Further reading
- P. McGurk, 'Germanici Caesaris Aratea cum scholiis; a new illustrated witness from Wales', National Library of Wales Journal, xviii (1973-4), 197-216.
Reference: NLW MS 735C
The oldest scientific manuscript in the National Library is NLW MS 735C, which contains various Latin texts on astronomy.
The volume, written in Caroline minuscule, consists of two sections, the first (ff. 1-26) copied c. 1000, in the Limoges area of France, probably in the milieu of Adémar de Chabannes (989-1034), whilst the second (ff. 27-50), from a scriptorium in the same region, may be dated c. 1150.

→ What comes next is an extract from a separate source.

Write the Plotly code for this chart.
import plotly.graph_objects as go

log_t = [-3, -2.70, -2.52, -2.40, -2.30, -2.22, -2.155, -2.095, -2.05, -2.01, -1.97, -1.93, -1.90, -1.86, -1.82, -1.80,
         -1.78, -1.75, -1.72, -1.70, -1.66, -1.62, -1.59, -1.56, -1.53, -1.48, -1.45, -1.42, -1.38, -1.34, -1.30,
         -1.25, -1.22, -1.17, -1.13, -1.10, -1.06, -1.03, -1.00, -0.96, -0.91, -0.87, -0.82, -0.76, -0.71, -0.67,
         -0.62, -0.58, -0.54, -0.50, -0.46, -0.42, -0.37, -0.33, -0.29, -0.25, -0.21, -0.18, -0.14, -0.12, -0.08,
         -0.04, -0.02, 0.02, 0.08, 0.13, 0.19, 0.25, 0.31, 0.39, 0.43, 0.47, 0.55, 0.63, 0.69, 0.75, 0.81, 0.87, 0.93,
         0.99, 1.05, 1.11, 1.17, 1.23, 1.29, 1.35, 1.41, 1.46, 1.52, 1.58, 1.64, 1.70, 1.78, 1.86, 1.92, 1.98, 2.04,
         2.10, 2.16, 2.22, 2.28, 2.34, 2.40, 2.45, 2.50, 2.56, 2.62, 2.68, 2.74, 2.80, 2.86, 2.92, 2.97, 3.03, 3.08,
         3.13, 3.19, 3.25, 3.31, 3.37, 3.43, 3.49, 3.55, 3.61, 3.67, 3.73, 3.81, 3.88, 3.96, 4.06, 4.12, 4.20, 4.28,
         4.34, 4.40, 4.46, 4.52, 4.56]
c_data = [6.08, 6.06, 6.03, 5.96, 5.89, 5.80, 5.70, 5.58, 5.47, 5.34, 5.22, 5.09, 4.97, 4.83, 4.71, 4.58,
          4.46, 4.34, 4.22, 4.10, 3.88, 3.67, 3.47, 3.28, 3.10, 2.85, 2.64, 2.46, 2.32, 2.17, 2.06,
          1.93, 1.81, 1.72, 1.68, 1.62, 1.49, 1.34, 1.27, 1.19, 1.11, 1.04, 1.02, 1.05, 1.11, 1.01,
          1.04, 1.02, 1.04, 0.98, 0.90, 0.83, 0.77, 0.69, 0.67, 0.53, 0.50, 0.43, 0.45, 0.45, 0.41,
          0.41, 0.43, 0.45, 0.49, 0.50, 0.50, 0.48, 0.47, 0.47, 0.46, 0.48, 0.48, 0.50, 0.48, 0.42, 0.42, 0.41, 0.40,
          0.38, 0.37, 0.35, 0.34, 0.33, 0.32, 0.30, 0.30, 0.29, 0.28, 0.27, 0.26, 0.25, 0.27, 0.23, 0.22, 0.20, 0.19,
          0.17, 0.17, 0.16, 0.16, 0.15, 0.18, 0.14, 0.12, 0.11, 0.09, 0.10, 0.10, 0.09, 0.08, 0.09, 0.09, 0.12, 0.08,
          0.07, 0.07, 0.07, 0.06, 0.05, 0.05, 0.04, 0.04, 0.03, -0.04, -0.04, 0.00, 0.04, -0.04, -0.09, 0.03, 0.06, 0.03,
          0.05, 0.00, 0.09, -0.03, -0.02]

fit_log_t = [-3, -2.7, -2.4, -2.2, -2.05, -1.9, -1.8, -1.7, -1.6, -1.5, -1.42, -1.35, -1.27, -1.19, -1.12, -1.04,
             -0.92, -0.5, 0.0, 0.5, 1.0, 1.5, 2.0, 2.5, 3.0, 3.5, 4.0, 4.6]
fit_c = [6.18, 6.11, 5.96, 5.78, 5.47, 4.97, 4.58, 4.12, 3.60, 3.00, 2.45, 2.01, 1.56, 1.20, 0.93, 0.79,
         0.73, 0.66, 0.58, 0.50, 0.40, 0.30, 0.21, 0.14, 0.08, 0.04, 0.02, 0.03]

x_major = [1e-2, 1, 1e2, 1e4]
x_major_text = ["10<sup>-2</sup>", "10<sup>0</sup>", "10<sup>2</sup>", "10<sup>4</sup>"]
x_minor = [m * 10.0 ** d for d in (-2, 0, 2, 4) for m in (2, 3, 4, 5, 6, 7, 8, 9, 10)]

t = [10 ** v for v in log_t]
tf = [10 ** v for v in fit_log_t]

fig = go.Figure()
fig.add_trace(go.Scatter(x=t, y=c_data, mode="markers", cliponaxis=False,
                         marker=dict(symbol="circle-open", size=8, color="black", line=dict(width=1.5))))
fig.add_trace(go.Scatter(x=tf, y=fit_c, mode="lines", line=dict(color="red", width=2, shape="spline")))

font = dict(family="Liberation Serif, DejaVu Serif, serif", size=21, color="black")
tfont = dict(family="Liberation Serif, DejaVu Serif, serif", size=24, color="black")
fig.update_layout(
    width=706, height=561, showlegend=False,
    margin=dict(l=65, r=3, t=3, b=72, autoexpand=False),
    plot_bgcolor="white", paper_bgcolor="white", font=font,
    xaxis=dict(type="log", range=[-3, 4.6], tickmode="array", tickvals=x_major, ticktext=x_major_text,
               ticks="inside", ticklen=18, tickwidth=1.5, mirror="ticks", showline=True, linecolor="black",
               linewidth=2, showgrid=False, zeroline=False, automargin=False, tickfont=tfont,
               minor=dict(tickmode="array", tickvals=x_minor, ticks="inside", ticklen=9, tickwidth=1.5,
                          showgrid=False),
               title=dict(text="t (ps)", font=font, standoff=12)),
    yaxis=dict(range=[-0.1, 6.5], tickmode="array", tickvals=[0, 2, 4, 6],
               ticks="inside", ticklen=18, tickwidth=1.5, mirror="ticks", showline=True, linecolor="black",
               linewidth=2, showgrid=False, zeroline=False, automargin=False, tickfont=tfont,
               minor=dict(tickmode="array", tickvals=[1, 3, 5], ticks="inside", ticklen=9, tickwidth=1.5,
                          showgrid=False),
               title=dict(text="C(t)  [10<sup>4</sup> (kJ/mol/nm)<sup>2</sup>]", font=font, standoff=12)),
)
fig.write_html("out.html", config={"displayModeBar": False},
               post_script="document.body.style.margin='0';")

The main text in the older part is the Latin translation by Germanicus (15 BC-19 AD) of the Greek Phaenomena by Aratus of Soli (c. 315-c. 240 BC), which describes the constellations. This is illustrated with a series of remarkable diagrams and coloured drawings reflecting the overlap between myth, astronomy and astrology at this period. The images include a picture of the author being instructed by his Muse (f. 11v), familiar symbols such as a bull for Taurus (f. 18v) and twins for Gemini(f. 17r), as well as a representation of five planets as heads in medallions (f. 21v).
The constellations are also illustrated by two drawings of the Southern and Northern Hemispheres (ff. 3v-4r). Other texts include Cicero's Somnium Scipionis (the dream of Scipio), which, with the commentary on it by Macrobius (found here in incomplete form) was extremely influential in the Middle Ages. It gave rise to a number of literary works using the dream as framework, notably the French Roman de la Rose and Le Somme le roi, manuscript copies of which are also found in the Library's collections.
Little is known of the early history of this manuscript. It was rebound in the early seventeenth century, probably in a London workshop, perhaps by the person whose initials, 'T. M.', appear in the blind-tooled decoration. It is listed as no. 11 in a catalogue of the library of Plas Power, Denbighshire, compiled in 1816 by Richard Llwyd, whose note 'Astronomy and very curious' can be seen inside the front cover of the manuscript. It may well have reached Plas Power much earlier, however, for it could be one of 'three or four old manuscripts' referred to in the catalogue made in 1778, and may well have been in the possession of the Welsh lexicographer Thomas Lloyd (c. 1673-1734), who lived out his last years at Plas Power. The volume remained there until 1913, when it was bought by the National Library.